A Pianist in Tampere: Industrial Acoustics and the Lake District

The Mill Halls and Their Reverb

Tampere’s event landscape is shaped by a single nineteenth-century fact: the city industrialised early, on the rapids between Näsijärvi and Pyhäjärvi, and the mills that powered it were built in red brick at a scale no other Finnish city retains. A century later, those buildings have been converted into restaurants, function spaces, and event halls. A pianist booked in Tampere works inside those rooms more often than in any other category of venue, and the practical work of playing in Tampere begins with reading what those acoustics will and will not allow.

To hire a pianist in Tampere well, it helps to begin with the building. The same piece that sounds elegant in a hotel ballroom may blur in stone, harden under glass, or become unexpectedly intimate in a wooden room near the lakes. Local knowledge is not ornamental here. It changes how the piano is actually played.

The converted spaces at Finlaysonin alue, Tampella, and Kehräsaari share a sound profile that distinguishes them from hotel ballrooms and parish halls. High brick walls, exposed cast-iron columns, a wooden roof structure or a concrete floor — the reverb tail in a full Finlayson hall runs noticeably longer than in a comparable hotel function room, and the low end builds rather than dissipates.

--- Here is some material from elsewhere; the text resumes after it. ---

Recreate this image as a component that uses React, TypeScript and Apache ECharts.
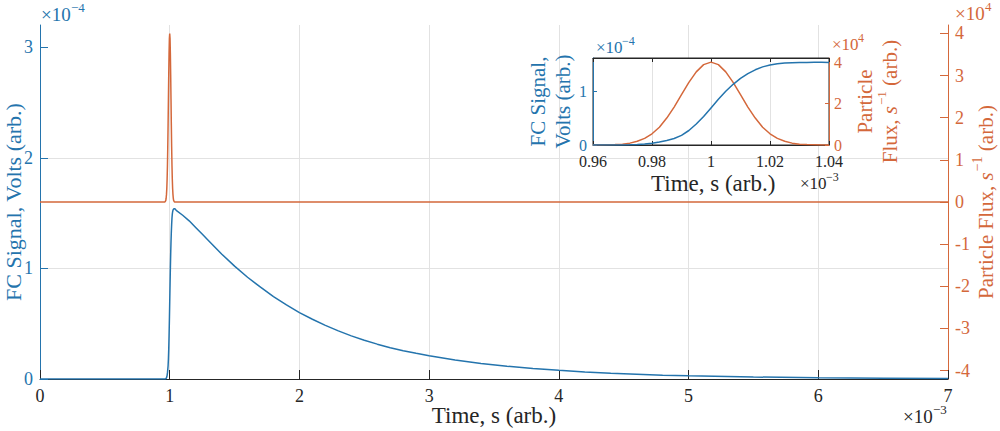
import React, { useEffect, useRef } from 'react';
import * as echarts from 'echarts';

const BLUE = '#2474ad';
const ORANGE = '#d4683b';
const DARK = '#262626';
const GRIDC = '#e2e2e2';
const FONT = '"Liberation Serif", "Times New Roman", serif';

// axis ticks
const xTicks = [0, 1, 2, 3, 4, 5, 6, 7];
const leftTicks = [0, 1, 2, 3];
const rightTicks = [-4, -3, -2, -1, 0, 1, 2, 3, 4];
const insetLeftTicks = [0, 1];
const insetRightTicks = [0, 2, 4];

// time in units of 1e-3 s; signal in units of 1e-4 V; flux in units of 1e4 s^-1
const baseTime = [0, 0.9, 0.96];
const baseSignal = [0, 0, 0];
const baseFlux = [0, 0, 0];

const pulseTime = [
  0.96, 0.9625, 0.965, 0.9675, 0.97, 0.9725, 0.975, 0.9775, 0.98, 0.9825, 0.985,
  0.9875, 0.99, 0.9925, 0.995, 0.9975, 1.0, 1.0025, 1.005, 1.0075, 1.01, 1.0125,
  1.015, 1.0175, 1.02, 1.0225, 1.025, 1.0275, 1.03, 1.0325, 1.035, 1.0375, 1.04,
];
const pulseFlux = [
  0.0, 0.0, 0.01, 0.02, 0.04, 0.09, 0.18, 0.32, 0.54, 0.86, 1.3,
  1.83, 2.43, 3.02, 3.53, 3.88, 4.0, 3.88, 3.53, 3.02, 2.43, 1.83,
  1.3, 0.86, 0.54, 0.32, 0.18, 0.09, 0.04, 0.02, 0.01, 0.0, 0.0,
];
const pulseSignal = [
  0.0, 0.0, 0.001, 0.001, 0.002, 0.005, 0.01, 0.019, 0.033, 0.055, 0.085,
  0.12, 0.18, 0.27, 0.39, 0.53, 0.69, 0.85, 1.0, 1.13, 1.24, 1.33,
  1.4, 1.455, 1.49, 1.512, 1.525, 1.532, 1.536, 1.538, 1.539, 1.539, 1.538,
];

const decayTime = [
  1.05, 1.1, 1.15, 1.2, 1.25, 1.3, 1.4, 1.5, 1.6, 1.7, 1.8, 1.9, 2.0, 2.1, 2.2, 2.3,
  2.4, 2.5, 2.6, 2.7, 2.8, 2.9, 3.0, 3.2, 3.4, 3.6, 3.8, 4.0, 4.2, 4.4, 4.6, 4.8,
  5.0, 5.5, 6.0, 6.5, 7.0,
];
const decaySignal = [
  1.525, 1.48, 1.43, 1.37, 1.31, 1.25, 1.13, 1.02, 0.92, 0.83, 0.745, 0.67, 0.6, 0.54, 0.485, 0.435,
  0.39, 0.35, 0.315, 0.283, 0.255, 0.232, 0.21, 0.172, 0.141, 0.116, 0.095, 0.078, 0.064, 0.052, 0.043, 0.035,
  0.029, 0.018, 0.011, 0.0068, 0.0042,
];
const tailTime = [1.1, 7];
const tailFlux = [0, 0];

const zip = (a: number[], b: number[]) => a.map((v, i) => [v, b[i]]);

const tickFont = { fontFamily: FONT, fontSize: 18 };
const insetTickFont = { fontFamily: FONT, fontSize: 16 };

export default function App() {
  const ref = useRef<HTMLDivElement>(null);
  useEffect(() => {
    document.body.style.margin = '0';
    if (!ref.current) return;
    const chart = echarts.init(ref.current, null, { renderer: 'svg' });

    const mainSignal = [...zip(baseTime, baseSignal), ...zip(pulseTime.slice(1), pulseSignal.slice(1)), ...zip(decayTime, decaySignal)];
    const mainFlux = [...zip(baseTime, baseFlux), ...zip(pulseTime.slice(1), pulseFlux.slice(1)), ...zip(tailTime, tailFlux)];

    const supText = (x: number, y: number, base: string, sup: string, color: string, size: number, supX: number, supY: number) => [
      { type: 'text', x, y, z: 10, style: { text: base, fill: color, fontFamily: FONT, fontSize: size, verticalAlign: 'middle', align: 'left' } },
      { type: 'text', x: supX, y: supY, z: 10, style: { text: sup, fill: color, fontFamily: FONT, fontSize: Math.round(size * 0.7), verticalAlign: 'middle', align: 'left' } },
    ];

    const option: any = {
      animation: false,
      grid: [
        { left: 40, right: 52, top: 25, bottom: 52, containLabel: false, outerBoundsMode: 'none', z: 0 },
        { left: 593, right: 171, top: 58, bottom: 286, containLabel: false, outerBoundsMode: 'none', show: true, backgroundColor: '#ffffff', borderColor: DARK, borderWidth: 1, z: 3 },
      ],
      xAxis: [
        {
          gridIndex: 0, type: 'value', min: 0, max: 7, interval: 1,
          axisLine: { show: true, onZero: false, lineStyle: { color: DARK, width: 1 } },
          axisTick: { show: true, inside: true, length: 9, lineStyle: { color: DARK }, customValues: xTicks },
          axisLabel: { ...tickFont, color: DARK, margin: 8, customValues: xTicks },
          splitLine: { show: true, lineStyle: { color: GRIDC, width: 1 } },
          name: 'Time, s (arb.)', nameLocation: 'middle', nameGap: 25, nameMoveOverlap: false,
          nameTextStyle: { fontFamily: FONT, fontSize: 23, color: DARK },
        },
        {
          gridIndex: 1, type: 'value', min: 0.96, max: 1.04, interval: 0.02, z: 4,
          axisLine: { show: true, onZero: false, lineStyle: { color: DARK, width: 1 } },
          axisTick: { show: true, inside: true, length: 4, lineStyle: { color: DARK } },
          axisLabel: { ...insetTickFont, color: DARK, margin: 8 },
          splitLine: { show: true, lineStyle: { color: GRIDC, width: 1 } },
        },
        {
          gridIndex: 1, type: 'value', position: 'top', min: 0.96, max: 1.04, interval: 0.02, z: 4,
          axisLine: { show: true, onZero: false, lineStyle: { color: DARK, width: 1 } },
          axisTick: { show: true, inside: true, length: 4, lineStyle: { color: DARK } },
          axisLabel: { show: false },
          splitLine: { show: false },
        },
      ],
      yAxis: [
        {
          gridIndex: 0, type: 'value', position: 'left', min: 0, max: 3.2, interval: 1,
          axisLine: { show: true, onZero: false, lineStyle: { color: BLUE, width: 1 } },
          axisTick: { show: true, inside: true, length: 8, lineStyle: { color: BLUE }, customValues: leftTicks },
          axisLabel: { ...tickFont, color: BLUE, margin: 7, customValues: leftTicks },
          splitLine: { show: true, showMaxLine: false, showMinLine: false, lineStyle: { color: GRIDC, width: 1 } },
          name: 'FC Signal, Volts (arb.)', nameLocation: 'middle', nameGap: 16, nameRotate: 90, nameMoveOverlap: false,
          nameTextStyle: { fontFamily: FONT, fontSize: 22, color: BLUE },
        },
        {
          gridIndex: 0, type: 'value', position: 'right', min: -4.2, max: 4.2,
          axisLine: { show: true, onZero: false, lineStyle: { color: ORANGE, width: 1 } },
          axisTick: { show: true, inside: true, length: 8, lineStyle: { color: ORANGE }, customValues: rightTicks },
          axisLabel: { ...tickFont, color: ORANGE, margin: 7, customValues: rightTicks },
          splitLine: { show: false },
          name: '{n|Particle Flux, }{i|s}{s|−1}{n| (arb.)}', nameLocation: 'middle', nameGap: 22, nameRotate: 90, nameMoveOverlap: false,
          nameTextStyle: {
            fontFamily: FONT, fontSize: 21, color: ORANGE,
            rich: {
              n: { fontFamily: FONT, fontSize: 21, color: ORANGE, lineHeight: 26, verticalAlign: 'bottom' },
              i: { fontFamily: FONT, fontSize: 21, color: ORANGE, fontStyle: 'italic', lineHeight: 26, verticalAlign: 'bottom' },
              s: { fontFamily: FONT, fontSize: 14, color: ORANGE, lineHeight: 26, verticalAlign: 'top', padding: [0, 0, 0, 1] },
            },
          },
        },
        {
          gridIndex: 1, type: 'value', position: 'left', min: 0, max: 1.62, interval: 1, z: 4,
          axisLine: { show: true, onZero: false, lineStyle: { color: BLUE, width: 1 } },
          axisTick: { show: true, inside: true, length: 4, lineStyle: { color: BLUE }, customValues: insetLeftTicks },
          axisLabel: { ...insetTickFont, color: BLUE, margin: 6, customValues: insetLeftTicks },
          splitLine: { show: true, showMaxLine: false, showMinLine: false, lineStyle: { color: GRIDC, width: 1 } },
          name: 'FC Signal,\nVolts (arb.)', nameLocation: 'middle', nameGap: 17, nameRotate: 90,
          nameTextStyle: { fontFamily: FONT, fontSize: 21, color: BLUE, lineHeight: 25 },
        },
        {
          gridIndex: 1, type: 'value', position: 'right', min: 0, max: 4.2, z: 4,
          axisLine: { show: true, onZero: false, lineStyle: { color: ORANGE, width: 1 } },
          axisTick: { show: true, inside: true, length: 4, lineStyle: { color: ORANGE }, customValues: insetRightTicks },
          axisLabel: { ...insetTickFont, color: ORANGE, margin: 5, customValues: insetRightTicks },
          splitLine: { show: false },
          name: '{n|Particle}\n{n|Flux, }{i|s}{s|−1}{n| (arb.)}', nameLocation: 'middle', nameGap: 21, nameRotate: 90,
          nameTextStyle: {
            fontFamily: FONT, fontSize: 21, color: ORANGE,
            rich: {
              n: { fontFamily: FONT, fontSize: 21, color: ORANGE, lineHeight: 25, verticalAlign: 'bottom' },
              i: { fontFamily: FONT, fontSize: 21, color: ORANGE, fontStyle: 'italic', lineHeight: 25, verticalAlign: 'bottom' },
              s: { fontFamily: FONT, fontSize: 13, color: ORANGE, lineHeight: 25, verticalAlign: 'top', padding: [0, 0, 0, 1] },
            },
          },
        },
      ],
      series: [
        {
          type: 'line', xAxisIndex: 0, yAxisIndex: 1, data: mainFlux, showSymbol: false, symbol: 'none',
          lineStyle: { color: ORANGE, width: 1.5 }, z: 2,
        },
        {
          type: 'line', xAxisIndex: 0, yAxisIndex: 0, data: mainSignal, showSymbol: false, symbol: 'none',
          lineStyle: { color: BLUE, width: 1.5 }, z: 2,
        },
        {
          type: 'line', xAxisIndex: 1, yAxisIndex: 3, data: zip(pulseTime, pulseFlux), showSymbol: false, symbol: 'none',
          lineStyle: { color: ORANGE, width: 1.5 }, z: 5,
        },
        {
          type: 'line', xAxisIndex: 1, yAxisIndex: 2, data: zip(pulseTime, pulseSignal), showSymbol: false, symbol: 'none',
          lineStyle: { color: BLUE, width: 1.5 }, z: 5,
        },
      ],
      graphic: [
        ...supText(41, 14, '×10', '−4', BLUE, 19, 71, 7),
        ...supText(955, 13, '×10', '4', ORANGE, 19, 985, 6),
        ...supText(903, 416, '×10', '−3', DARK, 19, 933, 409),
        ...supText(596, 47, '×10', '−4', BLUE, 17, 622, 41),
        ...supText(832, 44, '×10', '4', ORANGE, 17, 858, 38),
        ...supText(800, 183, '×10', '−3', DARK, 17, 826, 177),
        {
          type: 'text', x: 651, y: 183, z: 10,
          style: { text: 'Time, s (arb.)', fill: DARK, fontFamily: FONT, fontSize: 23, verticalAlign: 'middle', align: 'left' },
        },
      ],
    };
    chart.setOption(option);
    return () => chart.dispose();
  }, []);
  return <div ref={ref} style={{ width: 1000, height: 431 }} />;
}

A piano played at a reasonable dynamic in such a room produces a wash; the same playing in a carpeted ballroom sits cleanly.

A pianist engaged for a wedding reception or yrityksen pikkujoulut in one of these halls compensates by thinning the texture. Fewer notes per bar, more space between phrases, less left-hand density, a slower harmonic rhythm than the same repertoire would carry elsewhere. A Jobim bossa played for ninety guests at Kehräsaari asks for half the inner-voice work it might in a smaller Helsinki dining room. The acoustic does much of the warming on its own; the musician’s job is to keep out of its way.

The smaller cellars and brick rooms inside the same complexes — a private dining space at Finlayson, a function room above a restaurant in Tampella — flip the problem. Lower ceilings, more soft furnishings, and the reverb collapses. The same player now uses more substance, more low end, a fuller texture, because the room is no longer warming on its own.

The Downtown Axis and the Churches

Hämeenpuisto runs north–south through central Tampere and gathers a different set of venues along its length: the older hotels, Aleksanterin kirkko, smaller restaurants and private dining rooms. A pianist hired to play in Tampere across a typical week may load in at a brick mill on Friday and at a carpeted hotel function room a kilometre away on Saturday, and the two evenings ask for two different sounds from the same instrument.

Tampereen tuomiokirkko, set east of the downtown axis, anchors the city’s kirkkohäät and siunaustilaisuus engagements, with the parish kanttori setting the terms for any visiting musician. A pianist booked for one of these services makes the same early phone call to the parish that the same musician would make in Helsinki or Turku.

The Lake District Beyond the City

Beyond the city, the Pirkanmaa lake district adds its own category. Summer weddings and corporate retreats cluster in Kangasala, Pirkkala, and Lempäälä; further north, Ruovesi and the small parishes around it host quieter, more local gatherings. A pianist booked for a manor wedding in Kangasala or a midsummer evening on the shore of Näsijärvi works against the same instrument problem any rural venue presents — often no usable piano on site — and arrives with a stage piano, stand, pedal, and amplifier as standard. Travel time inside the lake-district radius is predictable; what is less predictable is whether the venue’s electrical supply will reach the corner of the hall the host has in mind.

Lake views can make a wedding reception, birthday dinner, or company evening feel open and relaxed, but acoustically the room may still be bright with glass, stone floors, and hard surfaces. A pianist hired for an event by the water should not assume that a beautiful view means a soft sound.

Repertoire and the Room’s Social Purpose

A pianist in Tampere may play for a company dinner in an industrial venue, a wedding reception near Pyhäjärvi, a milestone birthday in Kangasala, or a memorial coffee gathering in a modest restaurant room. These occasions should not sound alike. The industrial setting may need clarity and restraint with Mancini, Kern, and Jobim sitting well in the long reverb; the family celebration may need warmth and recognition with Toivo Kärki and the older Finnish standards leading; the corporate evening may need music that can yield instantly to speeches and return without ceremony.

The useful skill is proportion. A Tampere pianist who understands the city’s rooms will choose touch before display, placement before volume, and timing before a long list of pieces. Where the venue keeps a tuned acoustic piano in the right position, that is normally the better choice; where it does not, a stage piano with a small amplifier gives steady control.

Booking Rhythm

Summer Saturdays at the popular Tampere mill venues are spoken for nine to twelve months ahead; the pikkujoulut season at Finlayson and Tampella fills from September onward. A pianist working in Tampere knows by late winter what most of the coming summer already looks like, and a host engaging a pianist for an event in Tampere is best served by opening that conversation while the calendar is still genuinely open.

In a city built between two lakes and inside old working walls, live piano succeeds when it seems to have understood the material of the room as well as the mood of the people gathered there.